(Charts and diagrams as code)
-- -- --

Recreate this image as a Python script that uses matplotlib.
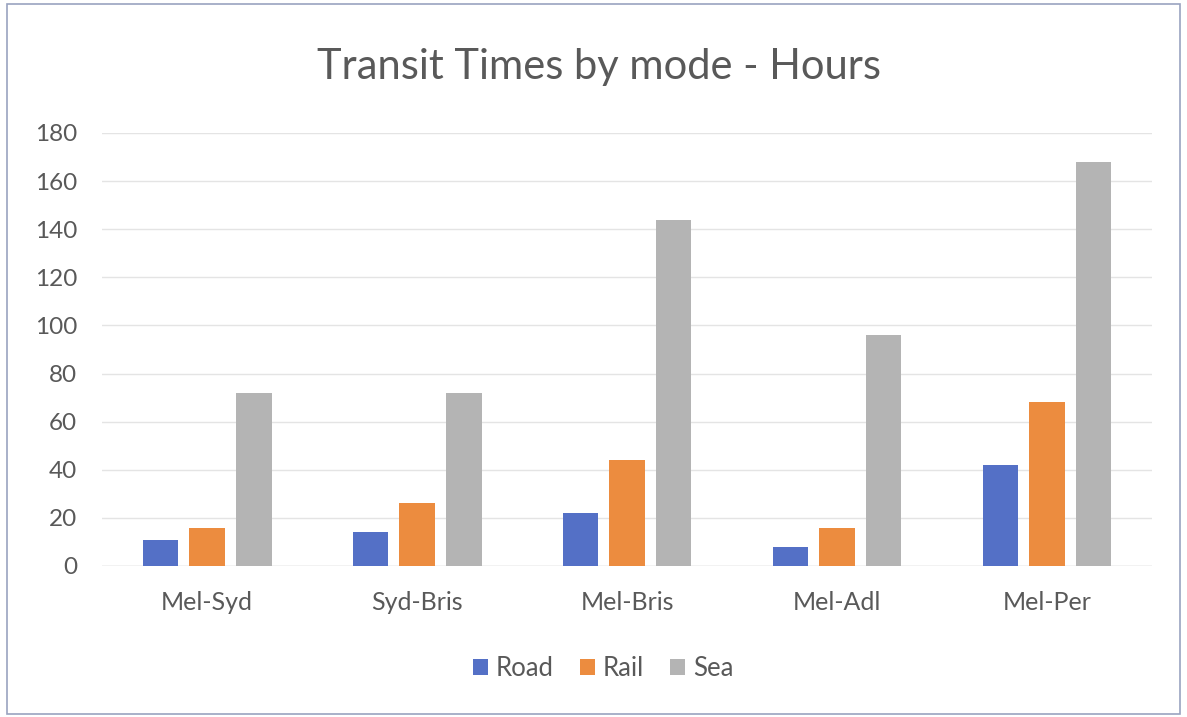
import numpy as np
import matplotlib
matplotlib.use("Agg")
import matplotlib.pyplot as plt
from matplotlib.patches import Rectangle

routes = ["Mel-Syd", "Syd-Bris", "Mel-Bris", "Mel-Adl", "Mel-Per"]
road = [11, 14, 22, 8, 42]
rail = [16, 26, 44, 16, 68]
sea = [72, 72, 144, 96, 168]
series = ["Road", "Rail", "Sea"]
colors = ["#5470c6", "#ec8c3f", "#b4b4b4"]

plt.rcParams['font.family'] = ['Lato', 'DejaVu Sans']
textColor = "#595959"

fig = plt.figure(figsize=(11.87, 7.17), dpi=100)
ax = fig.add_axes([0.086, 0.2106, 0.8845, 0.604])

x = np.arange(len(routes))
width = 0.17
step = 0.222
for i, (name, vals, col) in enumerate(zip(series, [road, rail, sea], colors)):
    ax.bar(x + (i - 1) * step, vals, width, color=col, label=name, zorder=3)

ax.set_xlim(-0.5, len(routes) - 0.5)
ax.set_ylim(0, 180)
ax.set_yticks(range(0, 181, 20))
ax.set_xticks(x)
ax.set_xticklabels(routes)
ax.tick_params(axis='both', length=0, colors=textColor)
ax.tick_params(axis='y', labelsize=17.5, pad=18)
ax.tick_params(axis='x', labelsize=18, pad=18)
ax.grid(axis='y', color="#e4e4e4", linewidth=1, zorder=0)
for s in ax.spines.values():
    s.set_visible(False)
ax.axhline(0, color="#d9d9d9", linewidth=1, zorder=2)

fig.text(0.505, 0.907, "Transit Times by mode - Hours", ha='center', va='center',
         fontsize=30, color=textColor)

leg = fig.legend(loc='center', bbox_to_anchor=(0.508, 0.068), ncol=3, frameon=False,
                 fontsize=18.5, handlelength=0.6, handleheight=0.6, handletextpad=0.3,
                 columnspacing=1.0)
for t in leg.get_texts():
    t.set_color(textColor)

fig.patches.append(Rectangle((0.006, 0.004), 0.988, 0.99, transform=fig.transFigure,
                             fill=False, edgecolor="#9aa3c0", linewidth=1.2))

fig.savefig("out.png", dpi=100)
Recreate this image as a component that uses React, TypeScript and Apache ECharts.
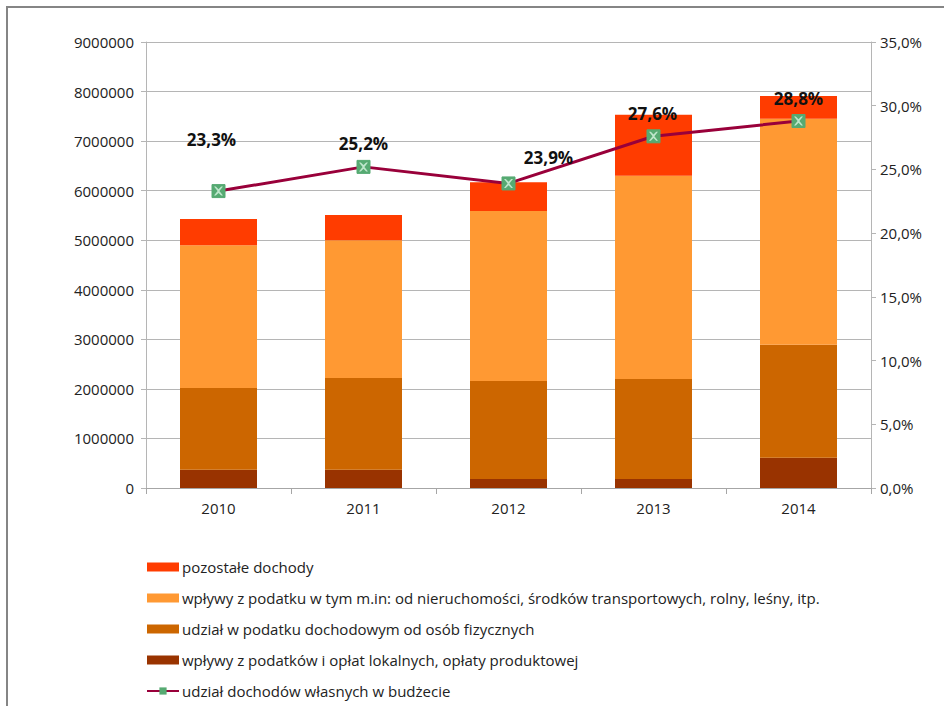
import React, { useEffect, useRef } from "react";
import * as echarts from "echarts";

const years = ["2010", "2011", "2012", "2013", "2014"];
const oplatyLokalne = [370000, 370000, 180000, 180000, 610000];
const udzialPIT = [1650000, 1850000, 1980000, 2020000, 2280000];
const podatkiNieruch = [2880000, 2780000, 3430000, 4100000, 4560000];
const pozostale = [530000, 510000, 580000, 1230000, 460000];
const udzialWlasnych = [23.3, 25.2, 23.9, 27.6, 28.8];
const leftTicks = { min: 0, max: 9000000, interval: 1000000 };
const rightTicks = { min: 0, max: 35, interval: 5 };
const labelOffsets: [number, number][] = [[-7, -31], [0, -3], [40, -5], [-1, -2], [0, -2]];

const names = [
  "pozostałe dochody",
  "wpływy z podatku w tym m.in: od nieruchomości, środków transportowych, rolny, leśny, itp.",
  "udział w podatku dochodowym od osób fizycznych",
  "wpływy z podatków i opłat lokalnych, opłaty produktowej",
  "udział dochodów własnych w budżecie",
];

const FONT = "'Open Sans', 'Liberation Sans', sans-serif";

export default function App() {
  const ref = useRef<HTMLDivElement>(null);
  useEffect(() => {
    if (!ref.current) return;
    const chart = echarts.init(ref.current, undefined, { renderer: "svg" });
    const bar = (name: string, data: number[], color: string) => ({
      name,
      type: "bar",
      stack: "total",
      barWidth: 77,
      data,
      itemStyle: { color },
      yAxisIndex: 0,
    });
    chart.setOption({
      animation: false,
      backgroundColor: "#ffffff",
      textStyle: { fontFamily: FONT },
      graphic: [
        {
          type: "rect",
          shape: { x: 7, y: 7, width: 1000, height: 800 },
          style: { fill: "none", stroke: "#858585", lineWidth: 2 },
          silent: true,
        },
      ],
      grid: { left: 146, right: 73, top: 42, bottom: 218 },
      legend: {
        orient: "vertical",
        left: 146,
        top: 557,
        height: 149,
        padding: 0,
        itemWidth: 32,
        itemHeight: 9,
        itemGap: 11,
        data: [
          { name: names[0], icon: "rect" },
          { name: names[1], icon: "rect" },
          { name: names[2], icon: "rect" },
          { name: names[3], icon: "rect" },
          { name: names[4] },
        ],
        textStyle: { fontSize: 15, color: "#222", fontFamily: FONT, lineHeight: 20, padding: [0, 0, 0, -2] },
      },
      xAxis: {
        type: "category",
        data: years,
        axisLine: { lineStyle: { color: "#a6a6a6", width: 1 } },
        axisTick: { show: true, length: 6, lineStyle: { color: "#a6a6a6" } },
        axisLabel: { fontSize: 15, color: "#222", margin: 12 },
      },
      yAxis: [
        {
          type: "value",
          ...leftTicks,
          axisLine: { show: true, lineStyle: { color: "#b5b5b5" } },
          axisTick: { show: true, length: 5, lineStyle: { color: "#b5b5b5" } },
          splitLine: { lineStyle: { color: "#b5b5b5" } },
          axisLabel: { fontSize: 15, color: "#222", margin: 12, formatter: (v: number) => String(v) },
        },
        {
          type: "value",
          ...rightTicks,
          position: "right",
          axisLine: { show: true, lineStyle: { color: "#b5b5b5" } },
          axisTick: { show: true, length: 5, lineStyle: { color: "#b5b5b5" } },
          splitLine: { show: false },
          axisLabel: {
            fontSize: 15,
            color: "#222",
            margin: 9,
            formatter: (v: number) => v.toFixed(1).replace(".", ",") + "%",
          },
        },
      ],
      series: [
        bar(names[3], oplatyLokalne, "#993300"),
        bar(names[2], udzialPIT, "#CC6600"),
        bar(names[1], podatkiNieruch, "#FF9933"),
        bar(names[0], pozostale, "#FF3C00"),
        {
          name: names[4],
          type: "line",
          yAxisIndex: 1,
          data: udzialWlasnych.map((v, i) => ({
            value: v,
            label: { offset: labelOffsets[i] },
          })),
          lineStyle: { color: "#99003A", width: 3 },
          itemStyle: { color: "#56AA72", borderColor: "#56AA72" },
          symbol: "rect",
          symbolSize: 13,
          z: 5,
          label: {
            show: true,
            position: "top",
            fontSize: 17,
            fontWeight: "bold",
            color: "#111",
            fontFamily: FONT,
            formatter: (p: any) => p.value.toFixed(1).replace(".", ",") + "%",
          },
        },
        {
          name: "marker-x",
          type: "scatter",
          yAxisIndex: 1,
          data: udzialWlasnych,
          symbol: "path://M0,0 L2,0 L5,3 L8,0 L10,0 L6,5 L10,10 L8,10 L5,7 L2,10 L0,10 L4,5 Z",
          symbolSize: 9,
          itemStyle: { color: "#d8f5e2" },
          z: 6,
          silent: true,
        },
      ],
    });
    return () => chart.dispose();
  }, []);
  return (
    <div
      ref={ref}
      style={{ position: "fixed", left: 0, top: 0, width: 944, height: 706 }}
    />
  );
}
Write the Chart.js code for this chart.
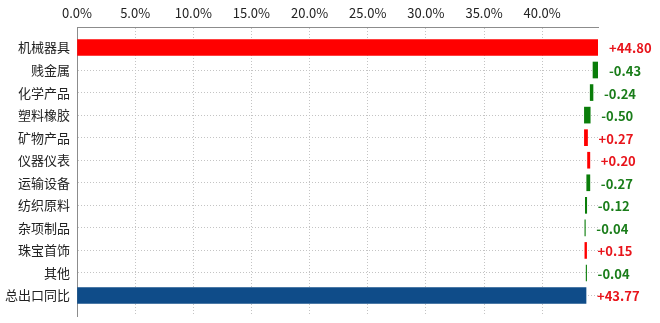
<!DOCTYPE html>
<html>
<head>
<meta charset="utf-8">
<script src="https://cdn.jsdelivr.net/npm/chart.js@4.4.1/dist/chart.umd.min.js"></script>
<style>
  html, body { margin: 0; padding: 0; background: #ffffff; }
  #wrap { width: 660px; height: 323px; position: relative; }
</style>
</head>
<body>
<div id="wrap"><canvas id="c" width="660" height="323"></canvas></div>
<script>
// ---- data ----
const categories = ['机械器具', '贱金属', '化学产品', '塑料橡胶', '矿物产品', '仪器仪表', '运输设备', '纺织原料', '杂项制品', '珠宝首饰', '其他', '总出口同比'];
const contributions = [44.80, -0.43, -0.24, -0.50, 0.27, 0.20, -0.27, -0.12, -0.04, 0.15, -0.04];
const totalValue = 43.77;
const xTickValues = [0, 5, 10, 15, 20, 25, 30, 35, 40];

// ---- build waterfall ranges from the values ----
const ranges = [];
const shownValues = [];
let cum = 0;
contributions.forEach(v => {
  ranges.push([cum, cum + v]);
  shownValues.push(v);
  cum += v;
});
ranges.push([0, totalValue]);
shownValues.push(totalValue);

const RED = '#ff0000', GREEN = '#0a7d0a', BLUE = '#0f4c89';
const barColors = shownValues.map((v, i) => i === shownValues.length - 1 ? BLUE : (v >= 0 ? RED : GREEN));
const labelColors = shownValues.map(v => v >= 0 ? '#e8141b' : '#1a7d1a');

const FONT = "'Noto Sans CJK SC', 'Noto Sans', sans-serif";

const valueLabels = {
  id: 'valueLabels',
  afterDatasetsDraw(chart) {
    const ctx = chart.ctx;
    const meta = chart.getDatasetMeta(0);
    ctx.save();
    ctx.font = 'bold 13px ' + FONT;
    ctx.textBaseline = 'middle';
    ctx.textAlign = 'left';
    meta.data.forEach((el, i) => {
      const right = Math.max(el.x, el.base);
      const v = shownValues[i];
      const txt = (v >= 0 ? '+' : '') + v.toFixed(2);
      ctx.fillStyle = labelColors[i];
      ctx.fillText(txt, right + 11, el.y + 1);
    });
    ctx.restore();
  }
};

new Chart(document.getElementById('c'), {
  type: 'bar',
  data: {
    datasets: [{
      data: categories.map((c, i) => ({ y: i, x: ranges[i] })),
      backgroundColor: barColors,
      borderWidth: 0,
      barThickness: 16
    }]
  },
  options: {
    indexAxis: 'y',
    responsive: false,
    animation: false,
    devicePixelRatio: 1,
    layout: { padding: { left: 0, right: 62, top: 0, bottom: 7 } },
    plugins: { legend: { display: false }, tooltip: { enabled: false } },
    scales: {
      x: {
        type: 'linear',
        position: 'top',
        min: 0,
        max: 44.8,
        offset: false,
        afterBuildTicks: s => { s.ticks = xTickValues.map(v => ({ value: v })); },
        afterFit: s => { s.height = 27; s.paddingLeft = 0; s.paddingRight = 0; s.paddingTop = 0; s.paddingBottom = 0; },
        ticks: {
          callback: v => Number(v).toFixed(1) + '%',
          font: { family: FONT, size: 13 },
          color: '#222',
          padding: 6,
          maxRotation: 0
        },
        grid: {
          drawTicks: false,
          offset: false,
          color: ctx => (ctx.tick && ctx.tick.value === 0) ? 'rgba(0,0,0,0)' : '#c4c4c4',
          lineWidth: 1
        },
        border: { display: true, color: '#8c8c8c', width: 1, dash: [1, 2] }
      },
      y: {
        type: 'linear',
        reverse: true,
        min: -0.907,
        max: 11.907,
        offset: false,
        afterBuildTicks: s => { s.ticks = categories.map((c, i) => ({ value: i })); },
        afterFit: s => { s.width = 77; s.paddingLeft = 0; s.paddingRight = 0; s.paddingTop = 0; s.paddingBottom = 0; },
        ticks: {
          autoSkip: false,
          callback: v => categories[v] || '',
          font: { family: FONT, size: 13 },
          color: '#222',
          padding: 7
        },
        grid: {
          drawTicks: false,
          offset: false,
          color: '#c4c4c4',
          lineWidth: 1
        },
        border: { display: true, color: '#8c8c8c', width: 1, dash: [1, 2] }
      }
    }
  },
  plugins: [valueLabels]
});
</script>
</body>
</html>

-- -- --

Lines from the one with "Recreate this image as a component" through the one with "import * as" are the only ones to quote. Quote them exactly and leave out pictures.

-- Response to the exercise --
Recreate this image as a component that uses React, TypeScript and Apache ECharts.
import React, { useEffect, useRef } from "react";
import * as echarts from "echarts";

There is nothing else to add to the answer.